Börsen-Zeitung: Lagardes Bärendienst, Kommentar von Carsten Steevens zur Forderung der IWF-Chefin Christine Lagarde nach einer "substanziellen Rekapitalisierung" der europäischen Banken
Frankfurt (ots)
Präsidentin der Europäischen Zentralbank (EZB) ist sie nicht. Doch auch als neue geschäftsführende Direktorin des Internationalen Währungsfonds (IWF) muss Christine Lagarde aufpassen, was sie wann sagt und wie. Zumindest aber sollte sie in Krisenphasen wie diesen, in denen die Entwicklungen an den Finanzmärkten leicht wieder panische Züge annehmen, sorgfältig darauf achten, wie ihre Aussagen aufgefasst und interpretiert werden könnten.
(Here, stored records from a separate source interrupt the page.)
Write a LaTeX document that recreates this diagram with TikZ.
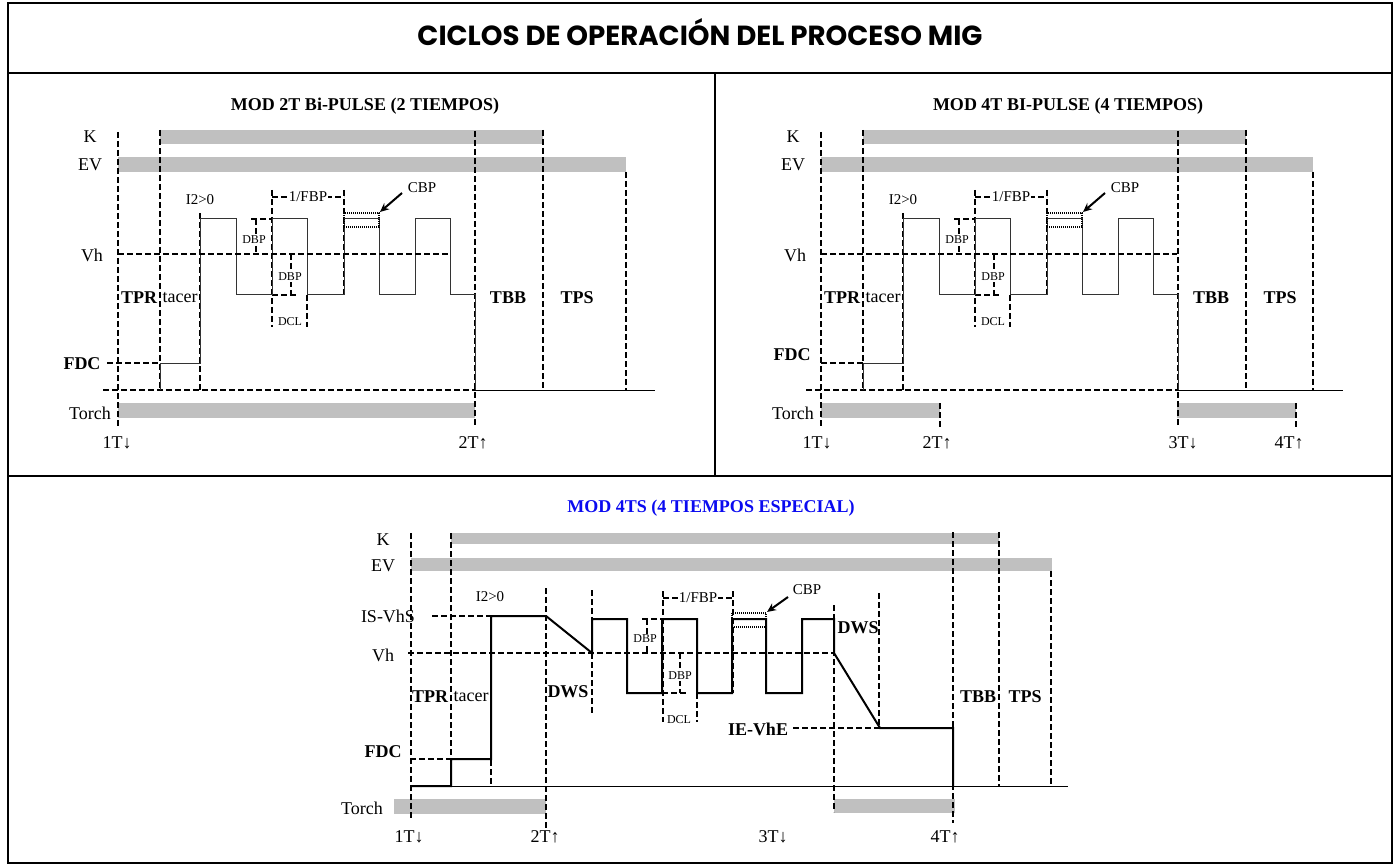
\documentclass[tikz,border=0pt]{standalone}
\usepackage{fontspec}
\setmainfont{Liberation Serif}
\newfontfamily\titlefont{Poppins}
\usetikzlibrary{arrows.meta}
\definecolor{barg}{HTML}{C0C0C0}
\definecolor{tblue}{HTML}{0A0AF0}
\tikzset{
  dsh/.style={line width=2pt, dash pattern=on 6pt off 3pt},
  dshf/.style={line width=1.3pt, dash pattern=on 6pt off 3pt},
  sigA/.style={line width=1pt, black!80},
  sigB/.style={line width=2pt},
  gline/.style={line width=1pt},
  gbar/.style={fill=barg},
  frame/.style={line width=2pt},
  lbl/.style={inner sep=0pt, font=\fontsize{18}{18}\selectfont},
  blbl/.style={inner sep=0pt, font=\fontsize{18}{18}\selectfont\bfseries},
  mlbl/.style={inner sep=1pt, font=\fontsize{15}{15}\selectfont},
  slbl/.style={inner sep=1pt, fill=white, font=\fontsize{12}{12}\selectfont},
  ptitle/.style={inner sep=0pt, font=\fontsize{18}{18}\selectfont\bfseries},
  cbpbox/.style={line width=1.5pt, dash pattern=on 1pt off 1pt},
  arr/.style={line width=2pt, -{Stealth[length=9pt,width=8pt]}},
}
\newcommand\bipulsecore{%
  \fill[gbar] (160,130) rectangle (543,144);
  \draw[dshf] (118,132) -- (118,427);
  \draw[dsh] (160,130) -- (160,390);
  \draw[dsh] (200,213) -- (200,390);
  \draw[dsh] (475,131) -- (475,425);
  \draw[dsh] (543,130) -- (543,390);
  \draw[dsh] (103,390) -- (475,390);
  \draw[dsh] (272,190) -- (272,327);
  \draw[dsh] (344,190) -- (344,295);
  \draw[dsh] (307,295) -- (307,327);
  \draw[dsh] (272,197) -- (344,197);
  \draw[dsh] (251,219) -- (272,219) (256,219) -- (256,254);
  \draw[dsh] (291,254) -- (291,295) (272,295) -- (297,295);
  \draw[sigA] (160,390) -- (160,363) -- (200,363) -- (200,219) -- (236,219) -- (236,295)
     -- (272,295) -- (272,219) -- (307,219) -- (307,295) -- (344,295) -- (344,219)
     -- (379,219) -- (379,295) -- (415,295) -- (415,219) -- (450,219) -- (450,295)
     -- (475,295) -- (475,390);
  \draw[cbpbox] (344,213) rectangle (379,227);
  \node[mlbl, fill=white] (fbp) at (308,197) {1/FBP};
  \node[slbl] (dbpa) at (254,240) {DBP};
  \node[slbl] (dbpb) at (290,277) {DBP};
  \node[slbl] (dcl) at (290,322) {DCL};
  \node[mlbl] (cbp) at (422,188) {CBP};
  \coordinate (cbpa) at (402,193);
  \coordinate (cbpb) at (380,212);
  \draw[arr] (cbpa) -- (cbpb);
  \node[mlbl] (itwo) at (200,200) {I2>0};
  \node[lbl] (k) at (90,137) {K};
  \node[lbl] (ev) at (90,165) {EV};
  \node[lbl] (vh) at (92,255) {Vh};
  \node[blbl] (tpr) at (139,298) {TPR};
  \node[lbl] (tacer) at (180,298) {tacer};
  \node[lbl] (torch) at (90,413) {Torch};
  \node[blbl] (tbb) at (508,298) {TBB};
  \node[blbl] (tps) at (577,298) {TPS};
}
\begin{document}
\begin{tikzpicture}[x=1pt,y=-1pt]
\useasboundingbox (0,0) rectangle (1399,866);
% frame
\draw[frame] (8,3) rectangle (1392,863);
\draw[frame] (8,73) -- (1392,73);
\draw[frame] (8,476) -- (1392,476);
\draw[frame] (715,73) -- (715,476);
\node[inner sep=0pt, anchor=base] (title) at (700,46)
  {\resizebox{565pt}{!}{\titlefont\bfseries CICLOS DE OPERACIÓN DEL PROCESO MIG}};

% ---------- panel 1 ----------
\begin{scope}[name prefix=pa-]
  \fill[gbar] (118,157) rectangle (626,172);
  \fill[gbar] (118,403) rectangle (475,418);
  \bipulsecore
  \draw[dsh] (626,172) -- (626,390);
  \draw[gline] (475,390) -- (655,390);
  \draw[dsh] (118,254) -- (450,254);
  \draw[dsh] (107,363) -- (160,363);
  \node[blbl] (fdc) at (82,364) {FDC};
  \node[lbl] (ta) at (117,443) {1T↓};
  \node[lbl] (tb) at (473,443) {2T↑};
  \node[ptitle] (ttl) at (365,106) {MOD 2T Bi-PULSE (2 TIEMPOS)};
\end{scope}

% ---------- panel 2 ----------
\begin{scope}[name prefix=pb-, xshift=703pt]
  \fill[gbar] (118,157) rectangle (610,172);
  \fill[gbar] (118,403) rectangle (237,418);
  \fill[gbar] (474,403) rectangle (593,418);
  \bipulsecore
  \draw[dsh] (610,172) -- (610,390);
  \draw[gline] (475,390) -- (640,390);
  \draw[dsh] (118,254) -- (474,254);
  \draw[dsh] (118,363) -- (160,363);
  \draw[dsh] (237,403) -- (237,428);
  \draw[dsh] (593,403) -- (593,428);
  \node[blbl] (fdc) at (89,355) {FDC};
  \node[lbl] (ta) at (114,443) {1T↓};
  \node[lbl] (tb) at (234,443) {2T↑};
  \node[lbl] (tc) at (480,443) {3T↓};
  \node[lbl] (td) at (586,443) {4T↑};
  \node[ptitle] (ttl) at (365,106) {MOD 4T BI-PULSE (4 TIEMPOS)};
\end{scope}

% ---------- panel 3 ----------
\begin{scope}[name prefix=pc-]
  \fill[gbar] (451,533) rectangle (999,544);
  \fill[gbar] (411,558) rectangle (1052,571);
  \fill[gbar] (394,799) rectangle (546,814);
  \fill[gbar] (834,799) rectangle (955,813);
  \draw[gline] (411,786) -- (1068,786);
  \draw[dshf] (411,533) -- (411,820);
  \draw[dsh] (451,533) -- (451,786);
  \draw[dsh] (491,616) -- (491,786);
  \draw[dsh] (546,588) -- (546,828);
  \draw[dsh] (592,590) -- (592,713);
  \draw[dsh] (663,591) -- (663,722);
  \draw[dsh] (733,591) -- (733,693);
  \draw[dsh] (697,693) -- (697,722);
  \draw[dsh] (834,605) -- (834,812);
  \draw[dsh] (879,593) -- (879,728);
  \draw[dsh] (953,532) -- (953,823);
  \draw[dsh] (999,532) -- (999,786);
  \draw[dsh] (1051,571) -- (1051,786);
  \draw[dsh] (410,759) -- (451,759);
  \draw[dsh] (432,616) -- (491,616);
  \draw[dsh] (408,653) -- (834,653);
  \draw[dsh] (793,728) -- (880,728);
  \draw[dsh] (663,598) -- (733,598);
  \draw[dsh] (642,619) -- (662,619) (647,619) -- (647,653);
  \draw[dsh] (680,653) -- (680,693) (662,693) -- (687,693);
  \draw[sigB] (411,786) -- (451,786) -- (451,759) -- (491,759) -- (491,616) -- (546,616)
     -- (592,653) -- (592,619) -- (627,619) -- (627,693) -- (662,693) -- (662,619)
     -- (697,619) -- (697,693) -- (732,693) -- (732,619) -- (766,619) -- (766,693)
     -- (802,693) -- (802,619) -- (834,619) -- (834,653) -- (880,728) -- (953,728)
     -- (953,786);
  \draw[cbpbox] (732,613) rectangle (766,627);
  \node[mlbl, fill=white] (fbp) at (698,598) {1/FBP};
  \node[slbl] (dbpa) at (645,639) {DBP};
  \node[slbl] (dbpb) at (680,676) {DBP};
  \node[slbl] (dcl) at (679,720) {DCL};
  \node[mlbl] (cbp) at (807,590) {CBP};
  \coordinate (cbpa) at (788,597);
  \coordinate (cbpb) at (767,612);
  \draw[arr] (cbpa) -- (cbpb);
  \node[mlbl] (itwo) at (490,597) {I2>0};
  \node[lbl] (k) at (383,540) {K};
  \node[lbl] (ev) at (383,566) {EV};
  \node[lbl] (isvhs) at (388,616) {IS-VhS};
  \node[lbl] (vh) at (383,655) {Vh};
  \node[blbl] (tpr) at (430,697) {TPR};
  \node[lbl] (tacer) at (471,697) {tacer};
  \node[blbl] (fdc) at (383,752) {FDC};
  \node[lbl] (torch) at (362,808) {Torch};
  \node[blbl] (dwsa) at (568,692) {DWS};
  \node[blbl] (dwsb) at (858,628) {DWS};
  \node[blbl] (ievhe) at (758,729) {IE-VhE};
  \node[blbl] (tbb) at (978,697) {TBB};
  \node[blbl] (tps) at (1025,697) {TPS};
  \node[lbl] (ta) at (409,837) {1T↓};
  \node[lbl] (tb) at (545,837) {2T↑};
  \node[lbl] (tc) at (773,837) {3T↓};
  \node[lbl] (td) at (945,837) {4T↑};
  \node[ptitle, text=tblue] (ttl) at (711,508) {MOD 4TS (4 TIEMPOS ESPECIAL)};
\end{scope}
\end{tikzpicture}
\end{document}
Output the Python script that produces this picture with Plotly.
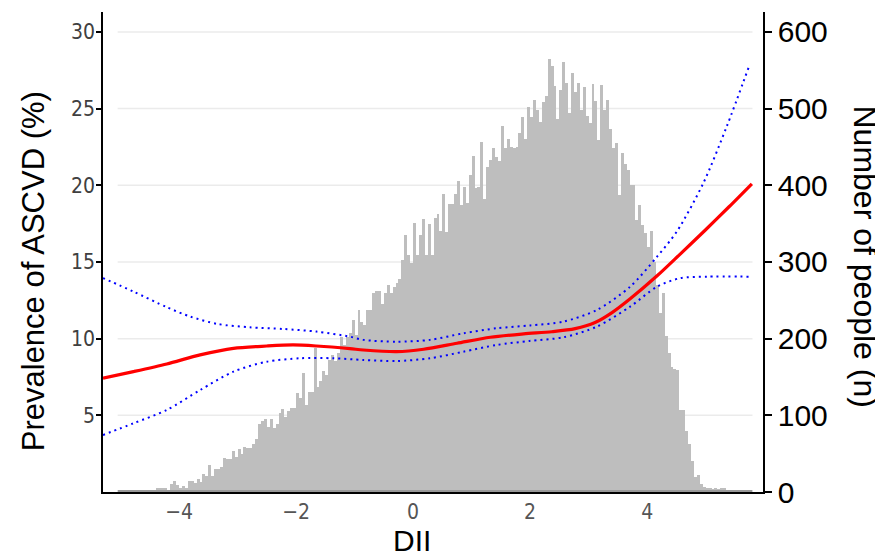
import numpy as np
import plotly.graph_objects as go

# ---- Data ----
bin_start = -5.05
bin_width = 0.05
counts = [
    2, 2, 2, 3, 2, 2, 2, 3, 3, 3, 3, 3, 3, 5, 5, 5, 5, 3, 11, 14, 9, 5, 8, 5,
    14, 14, 12, 17, 13, 23, 21, 35, 21, 30, 30, 32, 45, 43, 43, 54, 46, 56,
    50, 59, 57, 58, 62, 69, 89, 92, 95, 85, 95, 83, 89, 103, 108, 98, 106, 109,
    109, 129, 123, 155, 113, 131, 131, 188, 137, 145, 158, 153, 172, 179, 171,
    181, 202, 192, 202, 207, 224, 205, 237, 222, 218,
    238, 238, 259, 262, 262, 245, 260, 270, 260, 268, 272, 278, 302, 335, 309,
    299, 351, 309, 335, 356, 309, 349, 309, 357, 362, 340, 388, 339, 375, 375,
    388, 405, 374, 398, 377, 413, 438, 396, 398, 456, 382, 424,
    433, 448, 437, 432, 477, 449, 460, 450, 448, 450, 468, 489, 461, 502, 489,
    511, 498, 483, 508, 516, 565, 555, 529, 486, 524, 561, 533, 494, 547, 522,
    534, 498, 528, 490, 481, 532, 510, 459, 531, 498, 511, 474, 448, 455, 387,
    442, 428, 420, 400, 400, 355, 374, 348, 338, 320, 340, 300, 270, 233, 259,
    203, 181, 163, 161, 159, 107, 107, 80, 62, 40, 20, 22, 10, 7, 5, 5, 4, 5,
    4, 5, 5, 3, 2, 3, 3, 2, 3, 2, 2, 3,
]

fit_x = [-5.3, -4.78, -4.21, -3.64, -3.07, -2.50, -2.05, -1.65, -1.08, -0.85,
         -0.28, 0.18, 0.75, 1.32, 1.89, 2.37, 2.77, 3.11, 3.40, 3.71, 4.17,
         4.56, 5.0, 5.4, 5.79]
fit_y = [7.42, 7.85, 8.35, 8.94, 9.37, 9.52, 9.59, 9.52, 9.35, 9.26,
         9.15, 9.31, 9.70, 10.09, 10.31, 10.45, 10.65, 11.05, 11.7, 12.6, 14.1,
         15.5, 17.1, 18.6, 20.1]

upper_x = [-5.3, -4.78, -4.21, -3.81, -3.35, -2.79, -2.22, -1.65, -1.08, -0.85,
           -0.28, 0.29, 0.86, 1.43, 2.0, 2.57, 3.14, 3.71, 4.17, 4.51,
           4.96, 5.36, 5.75]
upper_y = [13.95, 13.07, 12.05, 11.44, 10.96, 10.74, 10.63, 10.46, 10.13, 9.92,
           9.80, 9.92, 10.35, 10.68, 10.86, 11.11, 11.87, 13.39, 15.35, 17.0,
           20.14, 23.83, 27.85]

lower_x = [-5.3, -4.78, -4.21, -3.64, -3.07, -2.50, -1.93, -1.36, -0.85, -0.28,
           0.29, 0.86, 1.43, 1.99, 2.57, 3.14, 3.71, 4.17, 4.56, 5.02, 5.79]
lower_y = [3.72, 4.48, 5.35, 6.65, 7.85, 8.50, 8.72, 8.72, 8.61, 8.54,
           8.72, 9.15, 9.59, 9.85, 10.09, 10.78, 12.09, 13.39, 13.94, 14.04, 14.04]

x_ticks = [-4, -2, 0, 2, 4]
left_ticks = [5, 10, 15, 20, 25, 30]
right_ticks = [0, 100, 200, 300, 400, 500, 600]

# ---- Figure ----
centers = bin_start + bin_width * (np.arange(len(counts)) + 0.5)
bin_end = bin_start + bin_width * len(counts)

fig = go.Figure()
fig.add_trace(go.Bar(x=centers, y=counts, width=bin_width,
                     marker=dict(color="#bebebe", line=dict(width=0)),
                     yaxis="y", showlegend=False, hoverinfo="skip"))
for ux, uy in ((upper_x, upper_y), (lower_x, lower_y)):
    fig.add_trace(go.Scatter(x=ux, y=uy, mode="lines", yaxis="y2",
                             line=dict(color="#0000ff", width=2, dash="2px,4px",
                                       shape="spline", smoothing=0.8),
                             showlegend=False, hoverinfo="skip"))
fig.add_trace(go.Scatter(x=fit_x, y=fit_y, mode="lines", yaxis="y2",
                         line=dict(color="#ff0000", width=3.2, shape="spline", smoothing=0.8),
                         showlegend=False, hoverinfo="skip"))

left_max = 31.3
shapes = []
for t in left_ticks:
    shapes.append(dict(type="line", xref="x", yref="y", x0=bin_start, x1=bin_end,
                       y0=t * 20, y1=t * 20, layer="below",
                       line=dict(color="#ebebeb", width=1.5)))
shapes.append(dict(type="line", xref="x", yref="y", x0=bin_start, x1=bin_end,
                   y0=1.2, y1=1.2, layer="above",
                   line=dict(color="#8c8c8c", width=1.5)))

narrow = "Liberation Sans Narrow, DejaVu Sans Condensed, Arial Narrow, sans-serif"
fig.update_layout(
    width=875, height=548,
    margin=dict(l=95, r=120, t=4, b=64, autoexpand=False),
    paper_bgcolor="white", plot_bgcolor="white",
    bargap=0,
    hovermode=False,
    shapes=shapes,
    xaxis=dict(range=[-5.3, 5.98], tickvals=x_ticks, showgrid=False, zeroline=False,
               showline=True, linecolor="black", linewidth=1.5, ticks="", automargin=False,
               tickfont=dict(family=narrow, size=21, color="#555555")),
    yaxis=dict(range=[0, left_max * 20], side="right", tickvals=right_ticks, automargin=False,
               showgrid=False, zeroline=False, showline=True, linecolor="black", linewidth=1.5,
               ticks="outside", ticklen=7, tickcolor="black", tickwidth=1.5,
               ticklabelstandoff=0,
               tickfont=dict(family="Liberation Sans, Arial", size=30, color="black")),
    yaxis2=dict(range=[0, left_max], side="left", overlaying="y", tickvals=left_ticks,
                automargin=False,
                showgrid=False, zeroline=False, showline=True, linecolor="black", linewidth=1.5,
                ticks="outside", ticklen=5, tickcolor="black", tickwidth=1.5,
                ticklabelstandoff=-3,
                tickfont=dict(family=narrow, size=21, color="#404040")),
    annotations=[
        dict(text="Prevalence of ASCVD (%)", xref="paper", yref="paper", x=-0.106, y=0.46,
             textangle=-90, showarrow=False, xanchor="center", yanchor="middle",
             font=dict(family="Liberation Sans, Arial", size=31, color="black")),
        dict(text="Number of people (n)", xref="paper", yref="paper", x=1.155, y=0.49,
             textangle=90, showarrow=False, xanchor="center", yanchor="middle",
             font=dict(family="Liberation Sans, Arial", size=32, color="black")),
        dict(text="DII", xref="paper", yref="paper", x=0.468, y=-0.1,
             showarrow=False, xanchor="center", yanchor="middle",
             font=dict(family="Liberation Sans, Arial", size=30, color="black")),
    ],
)

fig.write_html("out.html")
Indem die ehemalige Finanzministerin Frankreichs beim Notenbankertreffen in Jackson Hole am Wochenende einer substanziellen Rekapitalisierung der europäischen Banken das Wort redete, beherrschte sie die Schlagzeilen. Als IWF-Chefin stellte Lagarde damit die anwesenden Zentralbankgouverneure glatt in den Schatten. Doch selbst wenn es ihr vorrangig um persönliche Profilierung ging, musste sie wissen, dass es gegenwärtig ein Spiel mit dem Feuer ist, in dieser Position öffentlich eine Kapitalstärkung der Banken herbeizureden mit der Begründung, dass den Euro-Kernländern ansonsten eine Rezession drohe oder dem Finanzsystem eine Liquiditätskrise.
Das Risiko der sich selbst erfüllenden Prophezeiung hat Lagarde mit ihrem Alarm-Appell offenbar bewusst in Kauf genommen. Kaum überraschen konnte daher, dass sich neben anderen auch der amtierende EZB-Präsident Jean-Claude Trichet umgehend genötigt sah, der Landsfrau in ebenso klarer Form coram publico zu widersprechen.
Angesichts dieser Kakophonie stellt sich nun die elementare Frage, ob die Beteiligten noch bestrebt sind, Investoren und auch Steuerzahlern, die in den vergangenen Jahren unfreiwillig die Rolle der Bankenretter übernehmen mussten, Orientierung zu bieten. Diesen Eindruck hinterließ das internationale Krisenmanagement in den vergangenen Tagen zumindest in der Öffentlichkeit nicht.
Mit ihrem forschen Aufruf zur raschen und umfangreichen Rekapitalisierung der Banken erwies IWF-Chefin Lagarde nicht zuletzt auch der jungen Europäischen Bankenaufsicht einen Bärendienst. Einen Beitrag, die Zweifel an der Aussagekraft der erst vor sechs Wochen publizierten Ergebnisse des diesjährigen Bankenstresstests, für den die European Banking Authority (EBA) erstmals verantwortlich war, zu beseitigen, leistete die Französin jedenfalls nicht. Untergraben wurde die Autorität einer Institution, die jetzt darauf hoffen muss, dass die Testprämissen für Kapital- und Liquiditätserfordernisse der Banken umfassend und pessimistisch genug waren. Ansonsten bräuchte die EBA auch die Rückendeckung der IWF-Chefin nicht mehr.